● **BRIEF**
What is the number of lines containing the word "matplotlib"? Please answer with that number and nothing more.

┌─ TASK DATA

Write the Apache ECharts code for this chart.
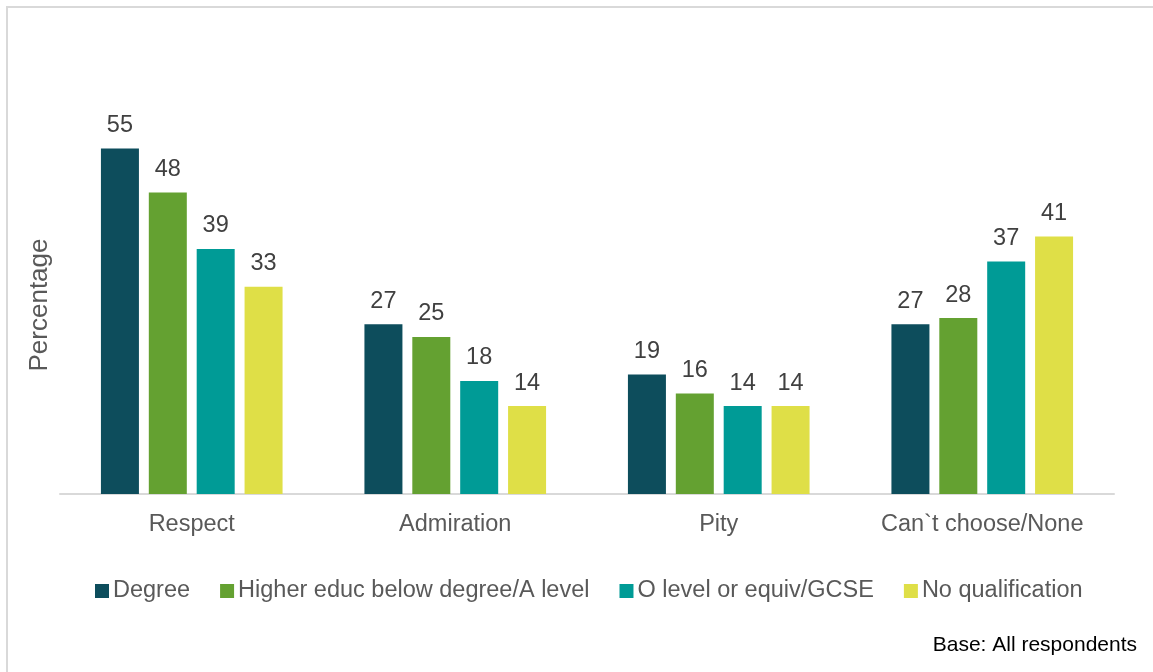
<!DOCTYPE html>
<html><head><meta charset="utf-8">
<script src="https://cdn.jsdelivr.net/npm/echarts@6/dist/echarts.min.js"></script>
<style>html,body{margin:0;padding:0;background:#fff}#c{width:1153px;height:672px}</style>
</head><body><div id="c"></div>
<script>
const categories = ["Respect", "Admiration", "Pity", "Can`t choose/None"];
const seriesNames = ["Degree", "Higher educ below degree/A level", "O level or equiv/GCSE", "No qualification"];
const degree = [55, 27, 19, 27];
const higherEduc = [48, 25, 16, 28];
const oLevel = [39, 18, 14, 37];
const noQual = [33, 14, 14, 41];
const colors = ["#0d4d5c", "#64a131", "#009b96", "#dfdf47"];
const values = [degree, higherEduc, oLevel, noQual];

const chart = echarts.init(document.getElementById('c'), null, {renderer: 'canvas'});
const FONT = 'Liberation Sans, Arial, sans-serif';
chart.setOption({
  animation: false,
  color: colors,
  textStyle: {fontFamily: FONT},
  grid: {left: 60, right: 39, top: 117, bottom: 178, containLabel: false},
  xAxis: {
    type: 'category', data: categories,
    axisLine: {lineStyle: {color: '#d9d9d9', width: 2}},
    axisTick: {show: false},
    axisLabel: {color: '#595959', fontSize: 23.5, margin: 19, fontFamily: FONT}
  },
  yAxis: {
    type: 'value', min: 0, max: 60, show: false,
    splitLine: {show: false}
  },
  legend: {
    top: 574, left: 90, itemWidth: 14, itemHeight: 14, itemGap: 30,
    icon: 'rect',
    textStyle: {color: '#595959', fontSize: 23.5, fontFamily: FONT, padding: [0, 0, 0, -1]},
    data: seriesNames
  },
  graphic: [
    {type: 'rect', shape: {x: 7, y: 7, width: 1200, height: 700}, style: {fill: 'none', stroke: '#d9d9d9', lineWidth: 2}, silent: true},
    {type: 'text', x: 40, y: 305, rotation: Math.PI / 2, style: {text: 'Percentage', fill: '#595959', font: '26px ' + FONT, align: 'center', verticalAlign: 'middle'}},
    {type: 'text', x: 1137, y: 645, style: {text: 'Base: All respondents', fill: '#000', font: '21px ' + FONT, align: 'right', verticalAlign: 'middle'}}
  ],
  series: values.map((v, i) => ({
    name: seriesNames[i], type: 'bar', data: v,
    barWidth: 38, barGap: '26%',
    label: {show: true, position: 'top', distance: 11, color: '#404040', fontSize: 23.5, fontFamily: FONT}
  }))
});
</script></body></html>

└─
┌─ TASK DATA

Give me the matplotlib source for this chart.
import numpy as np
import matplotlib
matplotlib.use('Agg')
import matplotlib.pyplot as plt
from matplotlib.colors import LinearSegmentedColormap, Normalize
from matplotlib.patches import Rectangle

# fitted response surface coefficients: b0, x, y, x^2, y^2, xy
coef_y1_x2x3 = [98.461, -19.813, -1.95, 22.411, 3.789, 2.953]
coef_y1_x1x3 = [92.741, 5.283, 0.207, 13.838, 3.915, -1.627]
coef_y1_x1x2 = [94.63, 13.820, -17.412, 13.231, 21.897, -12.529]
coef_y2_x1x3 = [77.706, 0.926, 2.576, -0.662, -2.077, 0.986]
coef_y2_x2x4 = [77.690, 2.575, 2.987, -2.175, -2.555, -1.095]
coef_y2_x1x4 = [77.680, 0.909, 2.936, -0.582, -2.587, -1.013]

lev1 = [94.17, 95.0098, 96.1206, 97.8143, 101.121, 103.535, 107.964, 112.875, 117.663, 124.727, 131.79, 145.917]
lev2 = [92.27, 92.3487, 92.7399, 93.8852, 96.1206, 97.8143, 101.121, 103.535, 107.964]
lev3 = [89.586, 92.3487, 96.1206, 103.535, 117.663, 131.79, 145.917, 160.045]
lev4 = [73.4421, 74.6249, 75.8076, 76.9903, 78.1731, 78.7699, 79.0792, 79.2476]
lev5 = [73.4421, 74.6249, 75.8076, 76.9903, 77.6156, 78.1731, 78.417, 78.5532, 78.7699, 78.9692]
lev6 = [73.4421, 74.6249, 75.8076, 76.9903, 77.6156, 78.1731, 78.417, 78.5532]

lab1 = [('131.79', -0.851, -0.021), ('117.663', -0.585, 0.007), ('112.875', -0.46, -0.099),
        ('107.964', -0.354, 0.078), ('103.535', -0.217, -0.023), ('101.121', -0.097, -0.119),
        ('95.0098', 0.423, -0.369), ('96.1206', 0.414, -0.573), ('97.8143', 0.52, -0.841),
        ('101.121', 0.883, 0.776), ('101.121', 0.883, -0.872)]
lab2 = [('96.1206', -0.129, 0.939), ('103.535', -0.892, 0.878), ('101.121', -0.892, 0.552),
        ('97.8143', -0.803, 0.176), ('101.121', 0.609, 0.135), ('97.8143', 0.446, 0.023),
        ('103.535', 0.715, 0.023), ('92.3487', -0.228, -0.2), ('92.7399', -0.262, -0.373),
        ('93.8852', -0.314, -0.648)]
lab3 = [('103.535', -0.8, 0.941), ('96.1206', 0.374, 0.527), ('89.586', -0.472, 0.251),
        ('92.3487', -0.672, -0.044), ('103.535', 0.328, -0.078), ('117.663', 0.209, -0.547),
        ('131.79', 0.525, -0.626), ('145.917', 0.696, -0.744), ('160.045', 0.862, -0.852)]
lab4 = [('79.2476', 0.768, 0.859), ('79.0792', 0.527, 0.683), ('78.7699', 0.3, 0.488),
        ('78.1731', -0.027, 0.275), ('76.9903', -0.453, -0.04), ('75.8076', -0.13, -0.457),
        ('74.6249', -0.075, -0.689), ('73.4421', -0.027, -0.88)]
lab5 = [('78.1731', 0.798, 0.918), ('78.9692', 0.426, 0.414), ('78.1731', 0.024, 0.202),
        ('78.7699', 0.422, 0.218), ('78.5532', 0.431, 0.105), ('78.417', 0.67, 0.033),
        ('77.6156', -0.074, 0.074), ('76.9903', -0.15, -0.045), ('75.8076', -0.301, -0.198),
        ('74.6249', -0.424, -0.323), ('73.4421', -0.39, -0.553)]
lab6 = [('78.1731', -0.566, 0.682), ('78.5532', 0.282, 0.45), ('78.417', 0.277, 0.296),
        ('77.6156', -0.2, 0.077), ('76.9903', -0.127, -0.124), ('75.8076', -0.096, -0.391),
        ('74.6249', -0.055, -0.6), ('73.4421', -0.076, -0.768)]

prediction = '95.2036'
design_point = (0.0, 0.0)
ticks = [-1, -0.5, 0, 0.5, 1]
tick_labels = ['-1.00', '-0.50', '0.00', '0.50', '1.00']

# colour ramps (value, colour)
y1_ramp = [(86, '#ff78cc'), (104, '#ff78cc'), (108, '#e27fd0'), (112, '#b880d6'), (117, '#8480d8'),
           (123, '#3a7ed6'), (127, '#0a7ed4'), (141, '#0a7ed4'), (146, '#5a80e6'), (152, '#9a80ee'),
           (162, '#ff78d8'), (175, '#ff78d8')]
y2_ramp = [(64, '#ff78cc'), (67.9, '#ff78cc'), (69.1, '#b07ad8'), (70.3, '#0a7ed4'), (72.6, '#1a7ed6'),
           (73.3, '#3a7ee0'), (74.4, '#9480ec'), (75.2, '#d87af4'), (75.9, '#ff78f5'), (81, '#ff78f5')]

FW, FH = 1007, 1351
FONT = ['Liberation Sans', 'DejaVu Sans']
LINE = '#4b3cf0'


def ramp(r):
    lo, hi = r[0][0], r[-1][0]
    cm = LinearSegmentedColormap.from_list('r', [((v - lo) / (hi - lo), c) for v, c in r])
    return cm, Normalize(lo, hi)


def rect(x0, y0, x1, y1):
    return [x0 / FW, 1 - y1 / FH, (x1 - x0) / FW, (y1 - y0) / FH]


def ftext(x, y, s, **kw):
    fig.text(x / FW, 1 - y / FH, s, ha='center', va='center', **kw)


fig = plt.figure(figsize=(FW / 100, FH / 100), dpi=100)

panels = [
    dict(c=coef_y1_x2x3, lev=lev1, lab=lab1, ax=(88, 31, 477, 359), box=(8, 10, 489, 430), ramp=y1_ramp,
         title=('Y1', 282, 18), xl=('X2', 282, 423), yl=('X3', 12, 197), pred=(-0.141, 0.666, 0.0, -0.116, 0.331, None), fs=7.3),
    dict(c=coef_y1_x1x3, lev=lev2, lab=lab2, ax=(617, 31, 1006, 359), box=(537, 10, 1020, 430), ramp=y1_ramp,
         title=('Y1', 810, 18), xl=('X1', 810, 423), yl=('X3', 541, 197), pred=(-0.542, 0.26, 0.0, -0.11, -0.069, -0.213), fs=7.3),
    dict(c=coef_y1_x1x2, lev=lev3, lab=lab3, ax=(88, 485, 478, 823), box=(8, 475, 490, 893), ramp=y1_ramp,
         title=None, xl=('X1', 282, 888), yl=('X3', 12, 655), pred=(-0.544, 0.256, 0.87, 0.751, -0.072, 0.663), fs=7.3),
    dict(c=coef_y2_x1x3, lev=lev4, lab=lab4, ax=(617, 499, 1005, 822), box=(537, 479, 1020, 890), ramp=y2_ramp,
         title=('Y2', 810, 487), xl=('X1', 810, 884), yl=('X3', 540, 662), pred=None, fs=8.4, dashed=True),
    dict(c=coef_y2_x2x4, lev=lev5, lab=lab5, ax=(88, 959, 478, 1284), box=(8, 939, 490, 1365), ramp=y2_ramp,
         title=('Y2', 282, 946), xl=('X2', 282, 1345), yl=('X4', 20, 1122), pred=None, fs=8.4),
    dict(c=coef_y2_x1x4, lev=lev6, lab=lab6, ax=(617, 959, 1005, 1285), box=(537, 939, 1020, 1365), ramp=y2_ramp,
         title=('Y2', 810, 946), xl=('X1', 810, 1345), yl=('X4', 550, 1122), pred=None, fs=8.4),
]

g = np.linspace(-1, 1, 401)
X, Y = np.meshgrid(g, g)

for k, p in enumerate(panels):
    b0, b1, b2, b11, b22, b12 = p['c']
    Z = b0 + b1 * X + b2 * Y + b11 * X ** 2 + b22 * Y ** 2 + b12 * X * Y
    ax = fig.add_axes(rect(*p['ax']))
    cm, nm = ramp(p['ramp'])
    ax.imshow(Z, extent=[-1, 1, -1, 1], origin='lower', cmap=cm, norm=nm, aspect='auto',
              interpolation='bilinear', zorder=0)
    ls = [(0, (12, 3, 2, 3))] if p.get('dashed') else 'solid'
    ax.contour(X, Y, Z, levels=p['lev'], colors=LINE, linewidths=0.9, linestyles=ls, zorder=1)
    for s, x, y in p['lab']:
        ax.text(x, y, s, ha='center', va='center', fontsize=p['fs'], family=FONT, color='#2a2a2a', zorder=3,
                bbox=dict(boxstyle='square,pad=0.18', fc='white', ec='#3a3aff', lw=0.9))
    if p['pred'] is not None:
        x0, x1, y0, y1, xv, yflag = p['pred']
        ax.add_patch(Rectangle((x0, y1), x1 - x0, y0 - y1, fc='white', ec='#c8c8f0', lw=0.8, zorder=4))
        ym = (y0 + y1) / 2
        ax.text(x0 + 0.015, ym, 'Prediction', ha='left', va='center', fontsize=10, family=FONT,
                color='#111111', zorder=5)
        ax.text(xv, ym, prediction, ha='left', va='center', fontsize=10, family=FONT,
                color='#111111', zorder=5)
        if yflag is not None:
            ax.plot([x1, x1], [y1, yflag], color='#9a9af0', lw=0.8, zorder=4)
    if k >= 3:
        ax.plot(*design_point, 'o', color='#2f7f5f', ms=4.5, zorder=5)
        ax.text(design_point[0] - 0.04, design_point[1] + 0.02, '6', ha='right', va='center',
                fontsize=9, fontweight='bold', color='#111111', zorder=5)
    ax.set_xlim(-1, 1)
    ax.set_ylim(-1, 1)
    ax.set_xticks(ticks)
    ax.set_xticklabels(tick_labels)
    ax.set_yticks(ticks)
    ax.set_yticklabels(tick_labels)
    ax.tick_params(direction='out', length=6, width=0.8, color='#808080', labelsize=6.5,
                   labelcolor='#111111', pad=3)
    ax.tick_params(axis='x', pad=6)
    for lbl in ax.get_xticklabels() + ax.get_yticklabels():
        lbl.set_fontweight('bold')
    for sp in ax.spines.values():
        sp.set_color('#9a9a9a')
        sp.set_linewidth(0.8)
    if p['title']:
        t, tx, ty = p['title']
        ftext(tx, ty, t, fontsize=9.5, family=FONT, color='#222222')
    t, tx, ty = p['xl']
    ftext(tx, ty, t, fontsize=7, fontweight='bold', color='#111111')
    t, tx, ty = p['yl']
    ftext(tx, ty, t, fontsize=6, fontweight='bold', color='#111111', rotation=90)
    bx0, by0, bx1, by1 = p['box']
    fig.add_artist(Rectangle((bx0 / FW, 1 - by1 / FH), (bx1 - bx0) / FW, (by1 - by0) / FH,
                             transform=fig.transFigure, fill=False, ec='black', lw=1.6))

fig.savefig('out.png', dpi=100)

└─

● **RIGHT ANSWER**
6